The United States has restricted lead content in paint since nineteen seventy-eight. Until this past month, the safety standard for consumer paints was six hundred parts per million. But the Consumer Product Safety Commission has just lowered the limit to ninety parts per million.

The new study appears in the journal Environmental Research. The team found levels of lead as high as thirty-two thousand parts per million in tests on some paint samples from Ecuador.

Professor Clark's team also published a study in two thousand six. It found that the majority of new enamel paints from China, India and Malaysia contained lead at levels of at least five thousand parts per million.

Lead paint can be a danger not only to people in the country where it is made. Exports can spread the danger to other countries.

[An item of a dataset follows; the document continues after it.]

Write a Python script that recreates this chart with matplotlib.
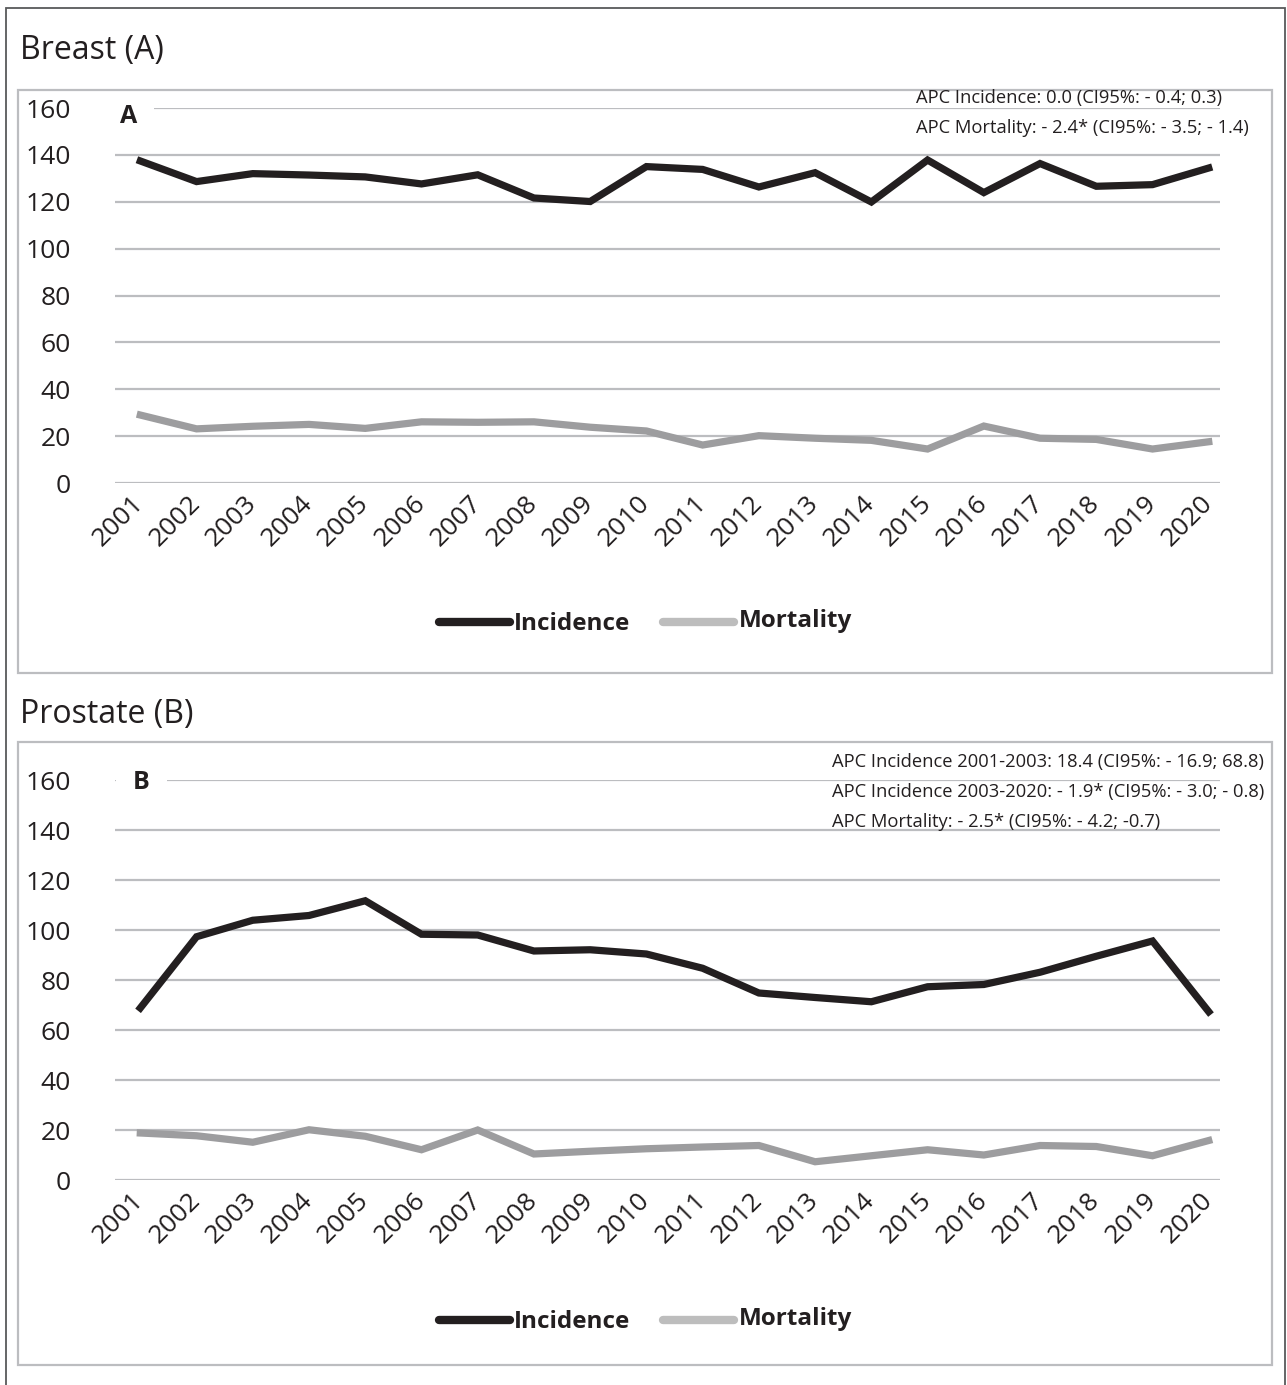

The professor says high quality paint can be produced without lead. He and his team are calling for a worldwide ban on lead-based paint. He says many parts of the world are doing too little to correct the problem of lead poisoning in children. He notes that research has found no safe level of lead.

Of course, lead paint is not the only cause of lead poisoning. Recently Chinese officials closed a manganese metal factory in Hunan province. More than one thousand children living nearby were reported to have high levels of lead in their blood. And in two thousand eight, seventeen people died in Senegal after lead exposure from a battery recycling center.